Leave out all pictures and return, exactly as written, the lines from the line containing "Write the Bokeh code for this chart." to the line containing "from bokeh.resources import INLINE", both ends kept.
── Data shown ──
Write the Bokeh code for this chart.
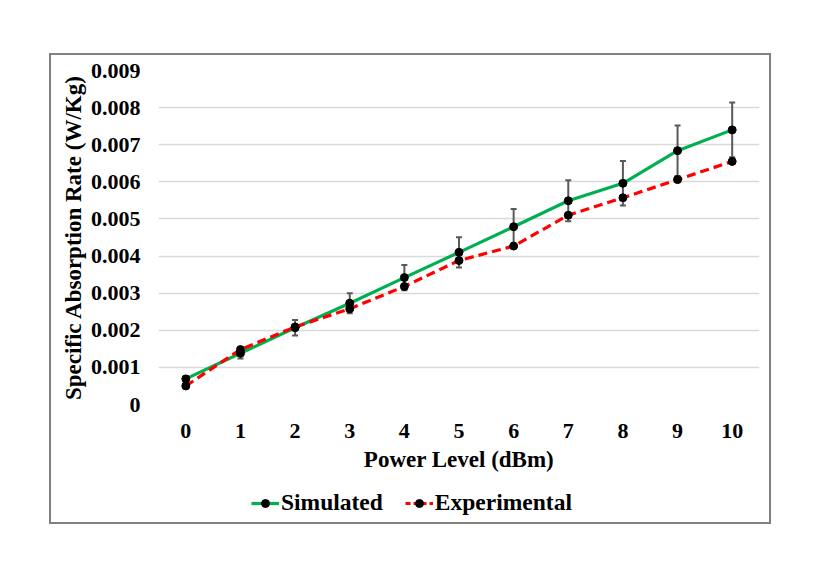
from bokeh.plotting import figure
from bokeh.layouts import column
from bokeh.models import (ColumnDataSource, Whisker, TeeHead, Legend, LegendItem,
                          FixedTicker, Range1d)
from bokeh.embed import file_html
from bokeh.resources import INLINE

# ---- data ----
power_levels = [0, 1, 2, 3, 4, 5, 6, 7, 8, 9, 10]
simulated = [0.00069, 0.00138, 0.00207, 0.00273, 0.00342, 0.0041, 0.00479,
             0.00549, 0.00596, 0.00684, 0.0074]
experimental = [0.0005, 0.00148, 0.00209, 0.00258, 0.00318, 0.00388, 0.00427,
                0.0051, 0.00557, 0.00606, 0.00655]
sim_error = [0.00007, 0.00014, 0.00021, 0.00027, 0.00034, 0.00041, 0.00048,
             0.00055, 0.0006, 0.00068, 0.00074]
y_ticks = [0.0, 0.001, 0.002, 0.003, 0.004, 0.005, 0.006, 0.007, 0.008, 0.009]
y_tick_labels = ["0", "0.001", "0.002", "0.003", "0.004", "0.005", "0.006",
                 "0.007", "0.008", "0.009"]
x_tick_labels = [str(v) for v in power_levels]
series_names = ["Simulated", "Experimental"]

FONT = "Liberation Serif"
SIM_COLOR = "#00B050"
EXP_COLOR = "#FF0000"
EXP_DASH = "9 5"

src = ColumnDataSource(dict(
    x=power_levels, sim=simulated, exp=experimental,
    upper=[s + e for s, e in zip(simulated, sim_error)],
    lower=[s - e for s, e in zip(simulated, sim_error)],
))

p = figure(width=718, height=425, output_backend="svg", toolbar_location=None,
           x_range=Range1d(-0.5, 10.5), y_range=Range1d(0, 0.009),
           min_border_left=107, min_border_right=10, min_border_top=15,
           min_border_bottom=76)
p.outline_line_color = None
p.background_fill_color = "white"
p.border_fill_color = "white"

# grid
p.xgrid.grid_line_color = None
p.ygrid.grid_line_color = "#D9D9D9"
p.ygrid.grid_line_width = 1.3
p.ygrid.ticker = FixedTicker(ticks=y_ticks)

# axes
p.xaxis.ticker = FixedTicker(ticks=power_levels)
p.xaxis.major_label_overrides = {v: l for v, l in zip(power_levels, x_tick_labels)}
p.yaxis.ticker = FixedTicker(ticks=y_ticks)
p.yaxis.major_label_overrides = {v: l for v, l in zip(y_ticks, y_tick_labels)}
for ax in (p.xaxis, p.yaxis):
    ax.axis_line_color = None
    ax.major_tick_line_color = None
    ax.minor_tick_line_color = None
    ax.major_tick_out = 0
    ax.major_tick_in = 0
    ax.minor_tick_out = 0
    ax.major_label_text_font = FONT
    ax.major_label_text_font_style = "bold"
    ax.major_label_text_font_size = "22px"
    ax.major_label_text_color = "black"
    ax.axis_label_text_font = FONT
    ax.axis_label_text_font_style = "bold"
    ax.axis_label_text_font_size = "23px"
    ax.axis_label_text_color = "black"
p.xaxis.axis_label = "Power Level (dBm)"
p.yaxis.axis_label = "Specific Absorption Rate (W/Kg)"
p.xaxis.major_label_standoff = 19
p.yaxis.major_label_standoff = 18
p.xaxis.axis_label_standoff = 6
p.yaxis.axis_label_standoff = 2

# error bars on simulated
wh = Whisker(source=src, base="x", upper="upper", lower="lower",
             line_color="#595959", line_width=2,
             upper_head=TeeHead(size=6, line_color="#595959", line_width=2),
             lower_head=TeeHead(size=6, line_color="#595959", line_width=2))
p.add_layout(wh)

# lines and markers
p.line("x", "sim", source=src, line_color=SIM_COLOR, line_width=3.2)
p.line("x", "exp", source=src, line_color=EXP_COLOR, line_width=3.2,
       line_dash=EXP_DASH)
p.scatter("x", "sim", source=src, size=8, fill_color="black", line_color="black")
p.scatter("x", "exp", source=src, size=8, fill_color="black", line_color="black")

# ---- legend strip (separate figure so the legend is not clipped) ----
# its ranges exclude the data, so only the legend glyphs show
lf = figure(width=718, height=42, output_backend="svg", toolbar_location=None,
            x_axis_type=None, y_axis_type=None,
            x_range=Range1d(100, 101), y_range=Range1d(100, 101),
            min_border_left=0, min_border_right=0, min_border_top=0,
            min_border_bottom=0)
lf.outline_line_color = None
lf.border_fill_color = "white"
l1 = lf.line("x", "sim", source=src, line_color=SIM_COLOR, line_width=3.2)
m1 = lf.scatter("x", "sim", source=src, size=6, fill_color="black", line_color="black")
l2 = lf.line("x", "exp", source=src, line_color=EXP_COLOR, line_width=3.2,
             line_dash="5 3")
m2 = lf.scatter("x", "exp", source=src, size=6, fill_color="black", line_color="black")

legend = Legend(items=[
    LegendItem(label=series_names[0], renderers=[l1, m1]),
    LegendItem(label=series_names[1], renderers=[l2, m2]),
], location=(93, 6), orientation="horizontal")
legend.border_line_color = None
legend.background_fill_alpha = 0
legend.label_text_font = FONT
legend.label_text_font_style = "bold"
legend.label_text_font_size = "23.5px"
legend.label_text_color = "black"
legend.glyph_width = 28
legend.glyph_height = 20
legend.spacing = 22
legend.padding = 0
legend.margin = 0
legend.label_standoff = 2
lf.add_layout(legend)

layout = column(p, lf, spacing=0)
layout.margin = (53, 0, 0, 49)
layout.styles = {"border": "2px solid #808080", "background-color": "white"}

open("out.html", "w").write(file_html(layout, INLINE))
───
── Data shown ──
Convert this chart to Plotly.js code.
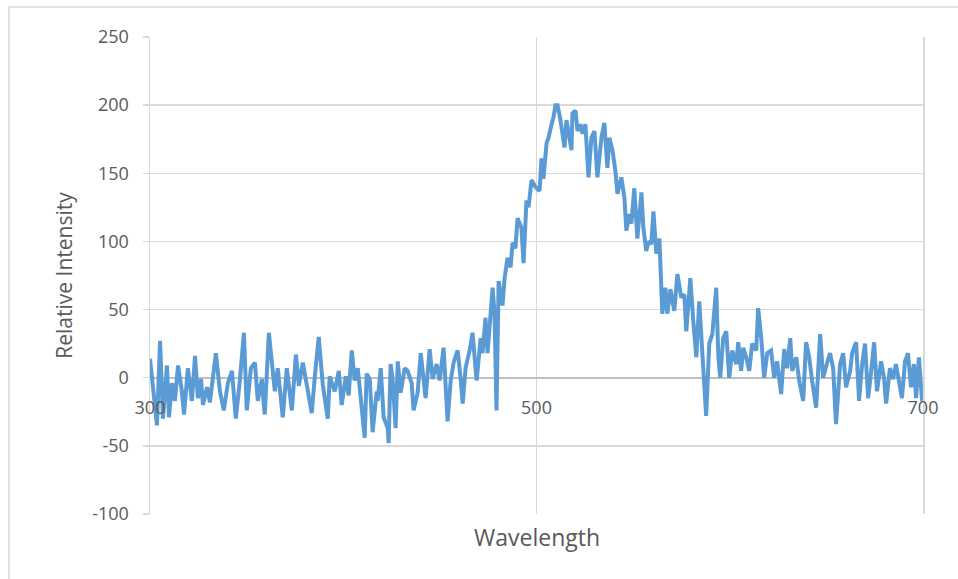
───
→ Answer in full
Write the Bokeh code for this chart.
from bokeh.plotting import figure
from bokeh.layouts import column
from bokeh.models import (ColumnDataSource, Whisker, TeeHead, Legend, LegendItem,
                          FixedTicker, Range1d)
from bokeh.embed import file_html
from bokeh.resources import INLINE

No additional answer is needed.